La difficulté du symbole
Il est relativement facile de glisser des symboles dans une fiction mais leur donner sens et les faire évoluer au cours de l’histoire est plus compliqué.
La finalité d’un symbole est de révéler un personnage et d’illustrer le thème. C’est un signe visible de quelque chose d’invisible. Tout comme le traîneau Rosebud, symbole de l’innocence perdue de l’enfance.
Ou bien le lion pour représenter le courage.
Les symboles sont délicats à manier aussi parce que leur signification évolue avec les époques (plus qu’avec les cultures, d’ailleurs). Ce qui a amené Stephen King à la même conclusion lorsqu’il précise que l’horreur fait écho à l’époque où elle apparaît.
Mais cependant, ce n’est pas sa signification qui change comme le précise aussi Carl Gustav Jung. Elle se comprend dorénavant sous une nouvelle forme.
Mais le symbole fait néanmoins appel aux mêmes images primordiales.
Les anciens considéraient le symbole pour communiquer des choses naturelles qu’ils observaient dans le monde comme le cycle perpétuellement changeant de la vie.
Dieux et déesses représentaient ces forces qui gouvernent la vie.
L’Histoire suivant son cours, les symboles se sont déplacés des phénomènes naturels pour s’associer à des choses culturelles comme les religions, la politique…
Le parcours significatif du svatiska à travers les époques et les cultures est un bon exemple de la polysémie du symbole.
Le symbole, révélateur d’intériorité
Un des changements majeurs du symbole est qu’il représente dorénavant des états intérieurs. Il n’est plus exclusivement la représentation de choses du monde extérieur. Il symbolise aussi des états internes.
Ce que Jung et Freud ont révélé. Même si leurs travaux sur le rapport de l’inconscient et des symboles ont été depuis lors critiqués.
De plus, notre quotidien est devenu une telle accumulation d’objets qu’il a fait perdre toute valeur aux objets ou à certaines idées qui servaient autrefois de symboles. La valeur s’est dissipée dans la vulgarisation.
En conséquence, l’utilisation de symboles dans un scénario est devenue plus aléatoire. Et peu tentent de rétablir une connexion au monde intérieur de leurs personnages par l’usage de symboles.
Il faudrait vraiment comprendre que le symbole est un passage vers l’intériorité d’un personnage et peut faire l’économie de scènes d’exposition qui peuvent s’avérer lourdes ou inefficaces.

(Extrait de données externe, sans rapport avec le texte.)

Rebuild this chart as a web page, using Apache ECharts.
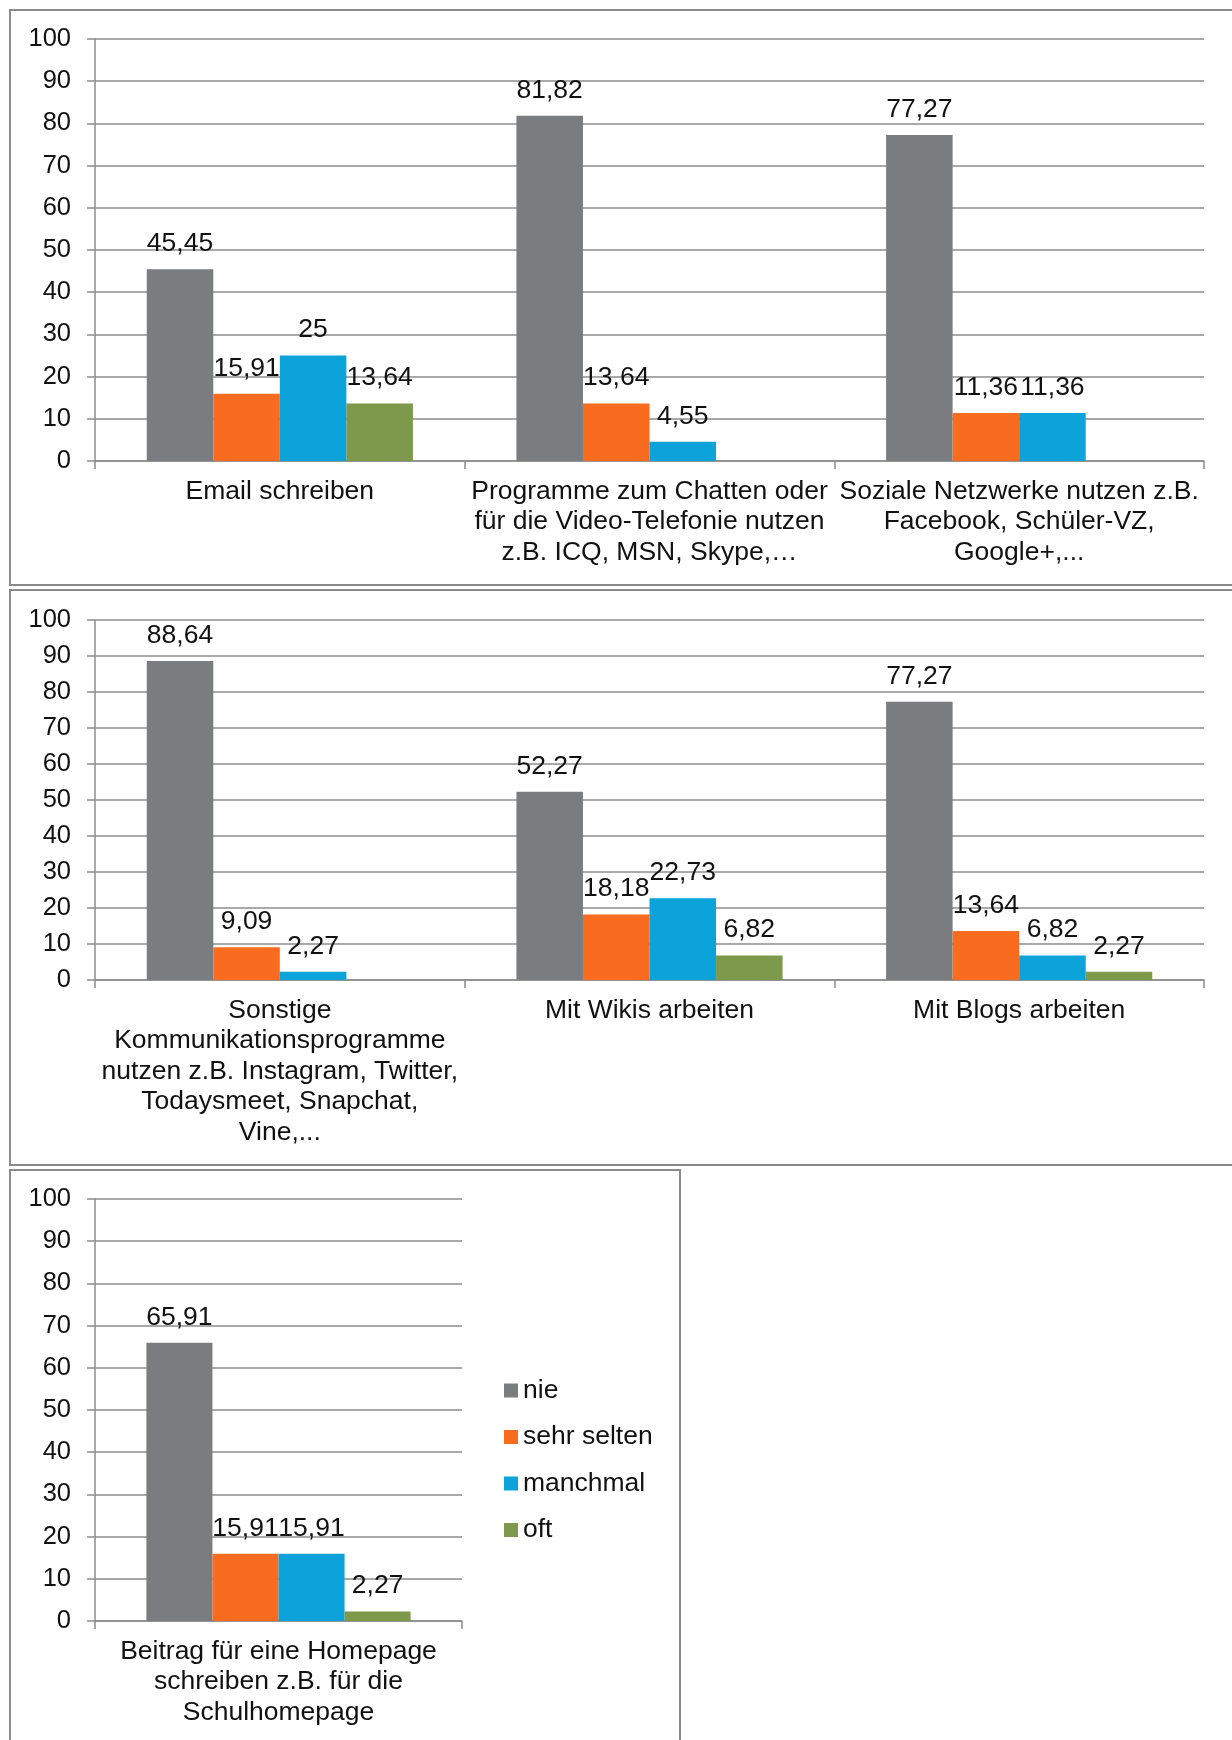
<!DOCTYPE html>
<html>
<head>
<meta charset="utf-8">
<title>Nutzung digitaler Kommunikationsformen</title>
<script src="https://cdn.jsdelivr.net/npm/echarts@6/dist/echarts.min.js"></script>
<style>
  html, body { margin: 0; padding: 0; background: #fff; }
  #chart { width: 1232px; height: 1740px; }
</style>
</head>
<body>
<div id="chart"></div>
<script>
// Frequency answers (percent) per activity, split into three panels.
const seriesNames = ['nie', 'sehr selten', 'manchmal', 'oft'];
const yTicks = [0, 10, 20, 30, 40, 50, 60, 70, 80, 90, 100];

const panel1Categories = [
  'Email schreiben',
  'Programme zum Chatten oder\nfür die Video-Telefonie nutzen\nz.B. ICQ, MSN, Skype,…',
  'Soziale Netzwerke nutzen z.B.\nFacebook, Schüler-VZ,\nGoogle+,...'
];
const panel1Nie = [45.45, 81.82, 77.27];
const panel1SehrSelten = [15.91, 13.64, 11.36];
const panel1Manchmal = [25, 4.55, 11.36];
const panel1Oft = [13.64, null, null];

const panel2Categories = [
  'Sonstige\nKommunikationsprogramme\nnutzen z.B. Instagram, Twitter,\nTodaysmeet, Snapchat,\nVine,...',
  'Mit Wikis arbeiten',
  'Mit Blogs arbeiten'
];
const panel2Nie = [88.64, 52.27, 77.27];
const panel2SehrSelten = [9.09, 18.18, 13.64];
const panel2Manchmal = [2.27, 22.73, 6.82];
const panel2Oft = [null, 6.82, 2.27];

const panel3Categories = [
  'Beitrag für eine Homepage\nschreiben z.B. für die\nSchulhomepage'
];
const panel3Nie = [65.91];
const panel3SehrSelten = [15.91];
const panel3Manchmal = [15.91];
const panel3Oft = [2.27];

const panelData = [
  { categories: panel1Categories, values: [panel1Nie, panel1SehrSelten, panel1Manchmal, panel1Oft] },
  { categories: panel2Categories, values: [panel2Nie, panel2SehrSelten, panel2Manchmal, panel2Oft] },
  { categories: panel3Categories, values: [panel3Nie, panel3SehrSelten, panel3Manchmal, panel3Oft] }
];

// Styling
const FONT = '"Liberation Sans", Arial, Helvetica, sans-serif';
const FS = 26.5;
const FS_Y = 25.5;
const seriesColors = ['#7b7c80', '#f96b1e', '#0ca2da', '#7e994b'];
const lineColor = '#8c8c8c';

const gridBoxes = [
  { left: 95, top: 39, width: 1109, height: 422 },
  { left: 95, top: 620, width: 1109, height: 360 },
  { left: 95, top: 1199, width: 367, height: 422 }
];

const fmt = v => String(v).replace('.', ',');

const grids = gridBoxes.map(b => ({ left: b.left, top: b.top, width: b.width, height: b.height, containLabel: false }));

const xAxes = panelData.map((p, i) => ({
  type: 'category',
  gridIndex: i,
  data: p.categories,
  boundaryGap: true,
  axisLine: { show: true, lineStyle: { color: lineColor, width: 1.5 } },
  axisTick: { show: true, length: 8, lineStyle: { color: lineColor, width: 1.5 } },
  axisLabel: {
    interval: 0,
    margin: 15,
    color: '#111',
    fontFamily: FONT,
    fontSize: FS,
    lineHeight: 30.5,
    align: 'center'
  },
  splitLine: { show: false }
}));

const yAxes = panelData.map((p, i) => ({
  type: 'value',
  gridIndex: i,
  min: yTicks[0],
  max: yTicks[yTicks.length - 1],
  interval: yTicks[1] - yTicks[0],
  axisLine: { show: true, lineStyle: { color: lineColor, width: 1.5 } },
  axisTick: { show: true, length: 8, lineStyle: { color: lineColor, width: 1.5 } },
  axisLabel: { margin: 24, color: '#111', fontFamily: FONT, fontSize: FS_Y },
  splitLine: { show: true, lineStyle: { color: lineColor, width: 1.5 } }
}));

const series = [];
panelData.forEach((p, gi) => {
  seriesNames.forEach((name, si) => {
    series.push({
      name: name,
      type: 'bar',
      xAxisIndex: gi,
      yAxisIndex: gi,
      data: p.values[si],
      barGap: '0%',
      barCategoryGap: '28%',
      itemStyle: { color: seriesColors[si] },
      label: {
        show: true,
        position: 'top',
        distance: 12,
        color: '#111',
        fontFamily: FONT,
        fontSize: FS,
        formatter: prm => (prm.value == null ? '' : fmt(prm.value))
      },
      emphasis: { disabled: true },
      animation: false
    });
  });
});

// Panel frames
const frame = (x, y, w, h) => ({
  type: 'rect',
  shape: { x: x, y: y, width: w, height: h },
  style: { fill: 'none', stroke: '#8a8a8a', lineWidth: 2 },
  silent: true,
  z: 0
});

const option = {
  backgroundColor: '#fff',
  animation: false,
  grid: grids,
  xAxis: xAxes,
  yAxis: yAxes,
  series: series,
  legend: {
    data: seriesNames,
    orient: 'vertical',
    left: 504,
    top: 1377,
    padding: 0,
    itemWidth: 14,
    itemHeight: 14,
    itemGap: 19.5,
    icon: 'rect',
    selectedMode: false,
    textStyle: { color: '#111', fontFamily: FONT, fontSize: FS, lineHeight: 25 }
  },
  graphic: [
    frame(10, 10, 1240, 575),
    frame(10, 590, 1240, 575),
    frame(10, 1170, 670, 600)
  ]
};

const chart = echarts.init(document.getElementById('chart'), null, { renderer: 'canvas' });
chart.setOption(option);
</script>
</body>
</html>
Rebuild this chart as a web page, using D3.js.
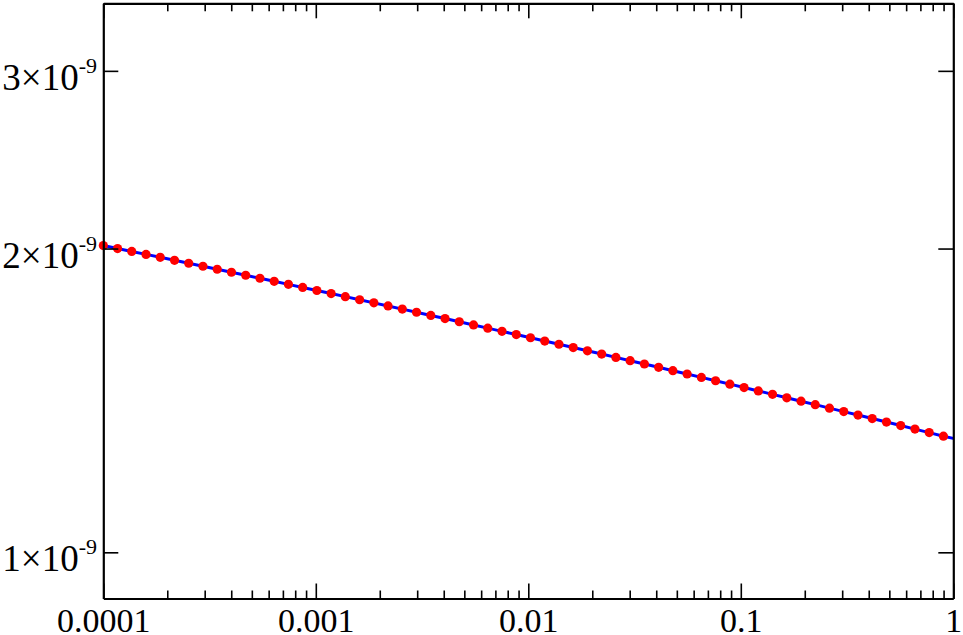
<!DOCTYPE html>
<html>
<head>
<meta charset="utf-8">
<script src="https://cdn.jsdelivr.net/npm/d3@7"></script>
<style>
html,body{margin:0;padding:0;background:#fff;}
svg{display:block;}
</style>
</head>
<body>
<svg id="chart" width="963" height="635"></svg>
<script>
// ---- data ----
const pointX = [1.000e-4,1.167e-4,1.361e-4,1.589e-4,1.853e-4,2.163e-4,2.523e-4,2.944e-4,3.436e-4,4.009e-4,
  4.678e-4,5.459e-4,6.370e-4,7.432e-4,8.675e-4,1.012e-3,1.181e-3,1.377e-3,1.608e-3,1.876e-3,
  2.188e-3,2.553e-3,2.979e-3,3.477e-3,4.057e-3,4.734e-3,5.524e-3,6.446e-3,7.520e-3,8.778e-3,
  1.024e-2,1.195e-2,1.394e-2,1.627e-2,1.898e-2,2.214e-2,2.584e-2,3.015e-2,3.518e-2,4.105e-2,
  4.790e-2,5.590e-2,6.523e-2,7.610e-2,8.882e-2,0.1036,0.1209,0.1410,0.1646,0.1921,
  0.2241,0.2614,0.3051,0.3560,0.4154,0.4847,0.5656,0.6600,0.7700,0.8988];
const pointY = [2.0137,2.0001,1.9868,1.9735,1.9603,1.9471,1.9340,1.9208,1.9078,1.8948,
  1.8818,1.8689,1.8560,1.8431,1.8303,1.8175,1.8048,1.7921,1.7795,1.7669,
  1.7544,1.7419,1.7294,1.7170,1.7047,1.6924,1.6801,1.6679,1.6557,1.6436,
  1.6316,1.6195,1.6076,1.5957,1.5838,1.5720,1.5602,1.5485,1.5368,1.5252,
  1.5136,1.5021,1.4906,1.4792,1.4678,1.4565,1.4452,1.4340,1.4228,1.4117,
  1.4007,1.3896,1.3787,1.3678,1.3569,1.3461,1.3354,1.3247,1.3141,1.3035].map(v => v * 1e-9);
const lineX = pointX.concat([1.0]);
const lineY = pointY.concat([1.297e-9]);

const xMajor = [1e-4, 1e-3, 1e-2, 1e-1, 1];
const xMajorLabels = ["0.0001", "0.001", "0.01", "0.1", "1"];
const yMajor = [1e-9, 2e-9, 3e-9];
const yMantissa = ["1", "2", "3"];
const yExponent = "-9";

// ---- layout ----
(function () {
const W = 963, H = 635;
const pLeft = 103.3, pRight = 953.3, pTop = 3.3, pBottom = 598.5;

const svg = d3.select("#chart");
const x = d3.scaleLog().domain([1e-4, 1]).range([pLeft, pRight]);
const y = d3.scaleLog().domain([0.9e-9, 3.5e-9]).range([pBottom, pTop]);

const xMinor = [];
for (let d = -4; d < 0; d++) for (let k = 2; k <= 9; k++) xMinor.push(k * Math.pow(10, d));

function styleAxis(g) {
  g.selectAll("path").attr("stroke", "#000").attr("stroke-width", 2.2);
  g.selectAll("line").attr("stroke", "#000").attr("stroke-width", 1.6);
}

// line
svg.append("path")
  .datum(lineX.map((d, i) => [d, lineY[i]]))
  .attr("fill", "none")
  .attr("stroke", "#0000ff")
  .attr("stroke-width", 3)
  .attr("d", d3.line().x(d => x(d[0])).y(d => y(d[1])));

// points
svg.append("g").selectAll("circle")
  .data(pointX.map((d, i) => [d, pointY[i]]))
  .join("circle")
  .attr("cx", d => x(d[0]))
  .attr("cy", d => y(d[1]))
  .attr("r", 4.6)
  .attr("fill", "#ff0000");

// bottom axis
const gb = svg.append("g").attr("transform", `translate(0,${pBottom})`)
  .call(d3.axisBottom(x).tickValues(xMajor).tickSizeInner(-15).tickSizeOuter(0)
    .tickFormat((d, i) => xMajorLabels[i]));
gb.call(styleAxis);
gb.selectAll("text").attr("y", 33).attr("dy", null)
  .attr("font-family", "'Liberation Serif', 'Times New Roman', serif")
  .attr("font-size", 34).attr("fill", "#000");
svg.append("g").attr("transform", `translate(0,${pBottom})`)
  .call(d3.axisBottom(x).tickValues(xMinor).tickSize(-8).tickFormat(""))
  .call(g => g.select(".domain").remove()).call(styleAxis);

// top axis
svg.append("g").attr("transform", `translate(0,${pTop})`)
  .call(d3.axisTop(x).tickValues(xMajor).tickSizeInner(-15).tickSizeOuter(0).tickFormat(""))
  .call(styleAxis);
svg.append("g").attr("transform", `translate(0,${pTop})`)
  .call(d3.axisTop(x).tickValues(xMinor).tickSize(-8).tickFormat(""))
  .call(g => g.select(".domain").remove()).call(styleAxis);

// left axis
svg.append("g").attr("transform", `translate(${pLeft},0)`)
  .call(d3.axisLeft(y).tickValues(yMajor).tickSizeInner(-15).tickSizeOuter(0).tickFormat(""))
  .call(styleAxis);
// right axis
svg.append("g").attr("transform", `translate(${pRight},0)`)
  .call(d3.axisRight(y).tickValues(yMajor).tickSizeInner(-15).tickSizeOuter(0).tickFormat(""))
  .call(styleAxis);

// y labels
const yl = svg.append("g")
  .attr("font-family", "'Liberation Serif', 'Times New Roman', serif")
  .attr("fill", "#000");
yMajor.forEach((v, i) => {
  const t = yl.append("text")
    .attr("x", 97)
    .attr("y", y(v) + 19)
    .attr("text-anchor", "end")
    .attr("font-size", 37);
  t.append("tspan").text(yMantissa[i] + "\u00d710");
  t.append("tspan").attr("dy", -17).attr("font-size", 22).text(yExponent);
});
})();
</script>
</body>
</html>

Maintenant, on est en droit de se demander s’il serait possible encore d’utiliser les symboles comme signes extérieurs d’un état psychique, par nature immatériel ?
Et si cela peut vraiment valoriser l’histoire.
Nous pensons que la tentative peut être cependant intéressante. Et que les symboles peuvent être de bons outils pour explorer les profondeurs d’un personnage.